Studio album by Rick Wakeman
- Released: November 1990
- Recorded: 1990
- Length: 44:45
- Label: President Records
- Producer: Rick Wakeman

Rick Wakeman chronology
| Sea Airs (1989) | Night Airs (1990) | Phantom Power (1990) |

= Night Airs =

Night Airs is the third album in a trilogy of piano albums by British rock musician Rick Wakeman. The first album in the trilogy is Country Airs, and the second is Sea Airs.

==Track listing==

| No. | Title | Length |
|---|---|---|
| 1. | "The Sad Dream" | 4:59 |
| 2. | "Twilight" | 4:17 |
| 3. | "The Sleeping Child" | 4:39 |
| 4. | "Mr.
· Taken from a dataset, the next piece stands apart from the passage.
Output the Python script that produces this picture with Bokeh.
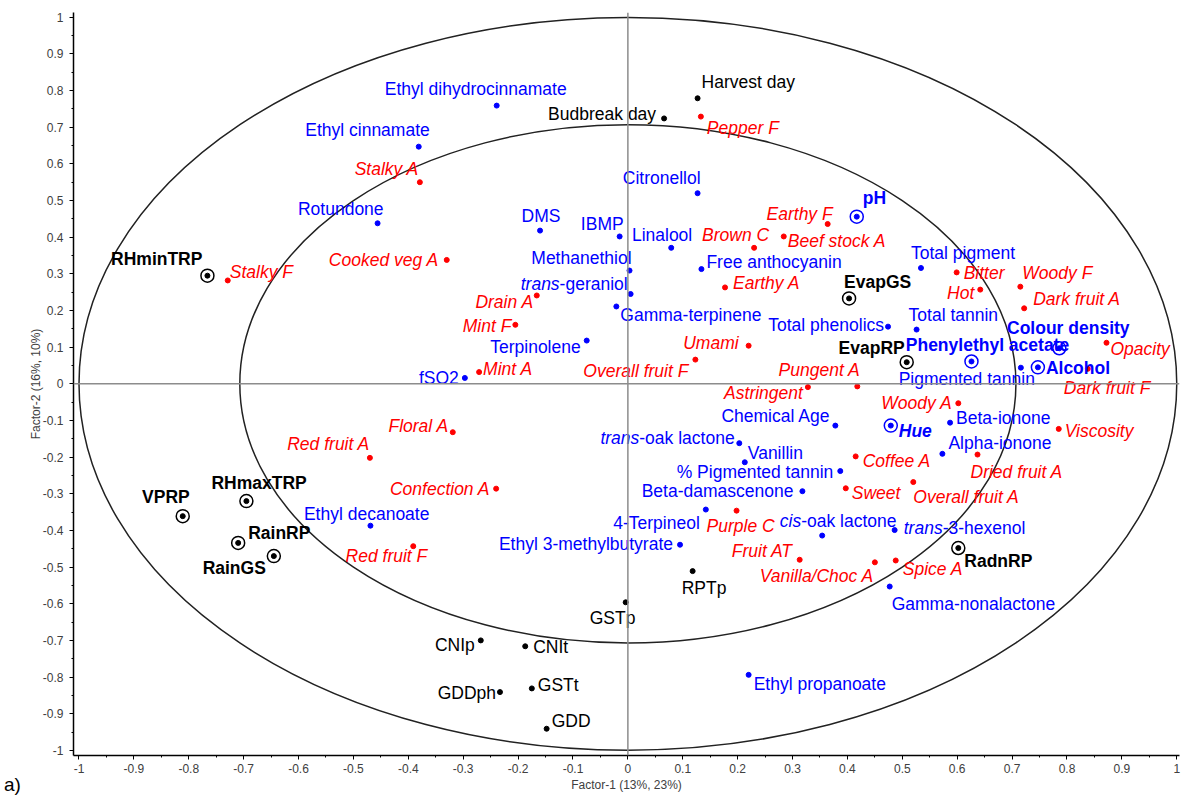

Badger" | 4:44 |
| 5. | "Jack Frost" | 3:45 |
| 6. | "The Lone Star" | 4:13 |
| 7. | "Rain Shadows" | 5:04 |
| 8. | "Fox By Night" | 3:44 |
| 9. | "Night Owls" | 4:32 |
| 10. | "An Evening Romance" | 4:58 |

==Trivia==

By accident, a couple of the tracks on Sea Airs were destined for Night Airs and vice versa. However, they somehow ended up on the wrong CDs.
As the CDs had already been pressed and mastered the only solution was for Rick Wakeman to change the titles of the tracks involved at the last minute. However, he has never owned up to which tracks ended up on the wrong CDs.